■ Exercise
List each line of the data in which the string "this" appears.

■ Extracted entries
────────────────

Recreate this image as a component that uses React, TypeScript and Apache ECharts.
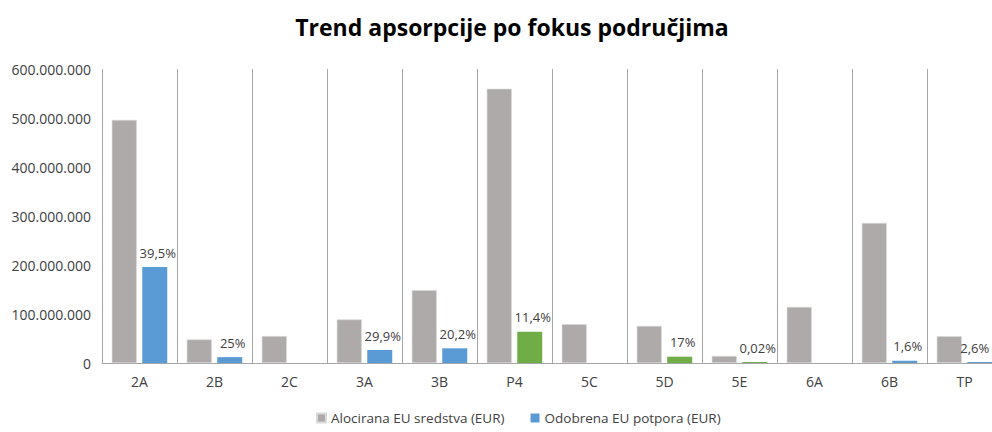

────────────────

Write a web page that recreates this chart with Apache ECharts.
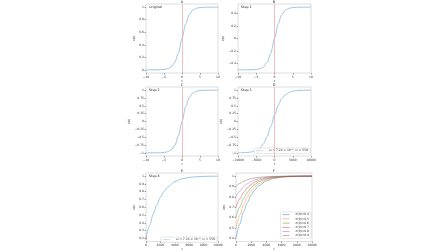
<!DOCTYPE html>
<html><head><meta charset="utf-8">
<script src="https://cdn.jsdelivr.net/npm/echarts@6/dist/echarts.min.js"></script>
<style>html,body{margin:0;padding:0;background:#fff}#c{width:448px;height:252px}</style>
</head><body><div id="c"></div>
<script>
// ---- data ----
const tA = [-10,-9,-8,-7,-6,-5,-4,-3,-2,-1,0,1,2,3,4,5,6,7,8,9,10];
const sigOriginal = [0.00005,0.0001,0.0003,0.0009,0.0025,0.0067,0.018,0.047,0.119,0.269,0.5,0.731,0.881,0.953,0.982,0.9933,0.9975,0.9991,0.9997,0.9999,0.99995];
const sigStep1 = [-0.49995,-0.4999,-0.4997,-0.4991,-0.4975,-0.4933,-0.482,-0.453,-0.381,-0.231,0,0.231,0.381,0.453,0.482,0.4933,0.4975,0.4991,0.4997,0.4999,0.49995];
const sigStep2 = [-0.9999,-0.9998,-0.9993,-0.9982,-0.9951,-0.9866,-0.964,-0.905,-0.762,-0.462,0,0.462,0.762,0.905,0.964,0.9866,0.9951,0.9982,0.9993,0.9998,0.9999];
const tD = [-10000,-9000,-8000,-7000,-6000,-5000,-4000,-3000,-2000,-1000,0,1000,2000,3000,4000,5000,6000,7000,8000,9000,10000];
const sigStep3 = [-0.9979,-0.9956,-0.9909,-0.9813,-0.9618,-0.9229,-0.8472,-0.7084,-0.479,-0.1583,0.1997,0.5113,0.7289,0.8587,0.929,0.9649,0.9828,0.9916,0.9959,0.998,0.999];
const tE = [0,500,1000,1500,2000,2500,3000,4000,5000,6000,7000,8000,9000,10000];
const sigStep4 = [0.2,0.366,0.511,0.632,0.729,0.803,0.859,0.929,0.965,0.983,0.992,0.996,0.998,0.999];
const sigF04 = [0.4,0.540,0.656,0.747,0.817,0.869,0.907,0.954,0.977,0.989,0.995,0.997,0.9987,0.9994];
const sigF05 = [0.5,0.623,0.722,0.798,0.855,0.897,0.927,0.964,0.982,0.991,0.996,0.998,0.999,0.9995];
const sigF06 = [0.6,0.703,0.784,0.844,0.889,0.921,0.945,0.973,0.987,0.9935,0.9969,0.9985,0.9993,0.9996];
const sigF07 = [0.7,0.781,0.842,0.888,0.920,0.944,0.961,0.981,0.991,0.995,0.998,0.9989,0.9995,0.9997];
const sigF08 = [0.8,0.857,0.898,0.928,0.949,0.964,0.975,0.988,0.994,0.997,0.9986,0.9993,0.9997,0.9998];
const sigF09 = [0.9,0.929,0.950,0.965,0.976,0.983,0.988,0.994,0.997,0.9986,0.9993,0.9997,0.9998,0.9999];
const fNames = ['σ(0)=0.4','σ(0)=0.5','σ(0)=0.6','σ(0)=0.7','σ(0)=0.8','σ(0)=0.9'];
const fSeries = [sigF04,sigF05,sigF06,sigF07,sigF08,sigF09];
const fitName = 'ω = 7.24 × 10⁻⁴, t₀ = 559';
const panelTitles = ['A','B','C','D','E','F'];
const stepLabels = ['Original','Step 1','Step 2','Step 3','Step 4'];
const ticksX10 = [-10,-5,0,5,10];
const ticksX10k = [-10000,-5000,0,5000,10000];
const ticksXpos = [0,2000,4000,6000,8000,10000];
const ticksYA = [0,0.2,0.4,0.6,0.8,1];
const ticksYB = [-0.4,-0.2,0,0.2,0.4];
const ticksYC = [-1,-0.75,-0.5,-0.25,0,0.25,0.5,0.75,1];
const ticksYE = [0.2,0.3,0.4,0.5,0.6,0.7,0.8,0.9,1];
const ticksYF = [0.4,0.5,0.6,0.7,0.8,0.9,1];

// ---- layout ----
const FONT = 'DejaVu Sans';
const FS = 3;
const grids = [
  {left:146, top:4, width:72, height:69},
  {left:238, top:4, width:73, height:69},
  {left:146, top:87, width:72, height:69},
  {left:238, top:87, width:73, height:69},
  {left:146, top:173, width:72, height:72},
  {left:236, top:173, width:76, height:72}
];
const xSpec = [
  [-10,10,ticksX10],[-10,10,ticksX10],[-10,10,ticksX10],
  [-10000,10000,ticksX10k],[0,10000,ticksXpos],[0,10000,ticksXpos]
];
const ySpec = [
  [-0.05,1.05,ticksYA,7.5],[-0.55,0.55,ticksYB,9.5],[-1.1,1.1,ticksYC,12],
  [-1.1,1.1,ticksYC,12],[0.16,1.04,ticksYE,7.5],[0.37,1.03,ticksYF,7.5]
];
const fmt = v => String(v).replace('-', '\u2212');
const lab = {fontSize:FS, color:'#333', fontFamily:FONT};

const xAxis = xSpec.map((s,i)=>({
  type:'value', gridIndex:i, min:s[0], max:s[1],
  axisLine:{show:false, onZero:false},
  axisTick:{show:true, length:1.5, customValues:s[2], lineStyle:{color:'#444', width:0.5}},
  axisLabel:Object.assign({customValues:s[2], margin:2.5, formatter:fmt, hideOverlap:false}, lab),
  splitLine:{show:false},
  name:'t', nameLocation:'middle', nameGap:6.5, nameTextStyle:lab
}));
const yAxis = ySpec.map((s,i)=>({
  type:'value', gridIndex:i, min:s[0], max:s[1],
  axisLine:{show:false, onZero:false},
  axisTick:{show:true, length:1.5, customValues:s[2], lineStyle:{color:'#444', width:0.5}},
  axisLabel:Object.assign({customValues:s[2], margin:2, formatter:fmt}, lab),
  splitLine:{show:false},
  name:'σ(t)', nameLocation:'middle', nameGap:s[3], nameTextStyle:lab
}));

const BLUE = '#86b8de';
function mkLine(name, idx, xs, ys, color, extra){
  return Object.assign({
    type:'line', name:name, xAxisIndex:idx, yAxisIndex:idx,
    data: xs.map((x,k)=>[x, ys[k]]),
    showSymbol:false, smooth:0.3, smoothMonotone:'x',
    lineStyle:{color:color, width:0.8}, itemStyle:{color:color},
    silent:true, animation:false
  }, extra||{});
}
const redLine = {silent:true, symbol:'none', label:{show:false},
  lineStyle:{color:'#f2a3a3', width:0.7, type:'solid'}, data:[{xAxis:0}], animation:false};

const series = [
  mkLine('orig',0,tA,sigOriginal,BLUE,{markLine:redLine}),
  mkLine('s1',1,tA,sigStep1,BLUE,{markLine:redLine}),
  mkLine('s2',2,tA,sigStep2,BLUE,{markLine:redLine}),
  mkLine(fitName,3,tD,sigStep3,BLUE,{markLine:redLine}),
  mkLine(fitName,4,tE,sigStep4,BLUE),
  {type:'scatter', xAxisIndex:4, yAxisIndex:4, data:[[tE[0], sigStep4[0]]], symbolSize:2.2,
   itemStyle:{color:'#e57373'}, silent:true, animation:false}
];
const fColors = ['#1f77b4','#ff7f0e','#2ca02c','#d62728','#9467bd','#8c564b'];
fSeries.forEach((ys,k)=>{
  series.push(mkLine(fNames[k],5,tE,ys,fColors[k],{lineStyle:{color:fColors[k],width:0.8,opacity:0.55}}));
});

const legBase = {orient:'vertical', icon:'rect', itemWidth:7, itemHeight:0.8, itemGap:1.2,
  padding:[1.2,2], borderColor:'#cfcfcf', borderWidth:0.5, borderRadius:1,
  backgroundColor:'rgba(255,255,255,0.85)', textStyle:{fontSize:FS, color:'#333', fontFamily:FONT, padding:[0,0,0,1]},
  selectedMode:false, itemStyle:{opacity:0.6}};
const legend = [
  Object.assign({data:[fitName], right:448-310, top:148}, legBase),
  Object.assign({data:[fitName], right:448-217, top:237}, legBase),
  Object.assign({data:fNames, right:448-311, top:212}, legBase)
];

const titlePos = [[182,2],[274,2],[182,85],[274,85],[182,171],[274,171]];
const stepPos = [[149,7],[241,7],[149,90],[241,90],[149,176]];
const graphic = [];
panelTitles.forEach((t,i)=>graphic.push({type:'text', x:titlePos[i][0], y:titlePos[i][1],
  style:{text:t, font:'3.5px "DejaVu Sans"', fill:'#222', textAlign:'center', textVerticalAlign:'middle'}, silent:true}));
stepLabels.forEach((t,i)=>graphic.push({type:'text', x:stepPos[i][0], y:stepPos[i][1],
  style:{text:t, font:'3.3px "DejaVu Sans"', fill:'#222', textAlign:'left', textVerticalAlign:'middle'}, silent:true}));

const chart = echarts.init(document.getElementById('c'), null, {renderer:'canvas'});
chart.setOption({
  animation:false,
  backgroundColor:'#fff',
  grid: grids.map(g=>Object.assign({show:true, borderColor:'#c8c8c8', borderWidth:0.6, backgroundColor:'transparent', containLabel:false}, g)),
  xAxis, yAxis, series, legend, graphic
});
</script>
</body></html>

────────────────

■ Exercise response
Recreate this image as a component that uses React, TypeScript and Apache ECharts.
Write a web page that recreates this chart with Apache ECharts.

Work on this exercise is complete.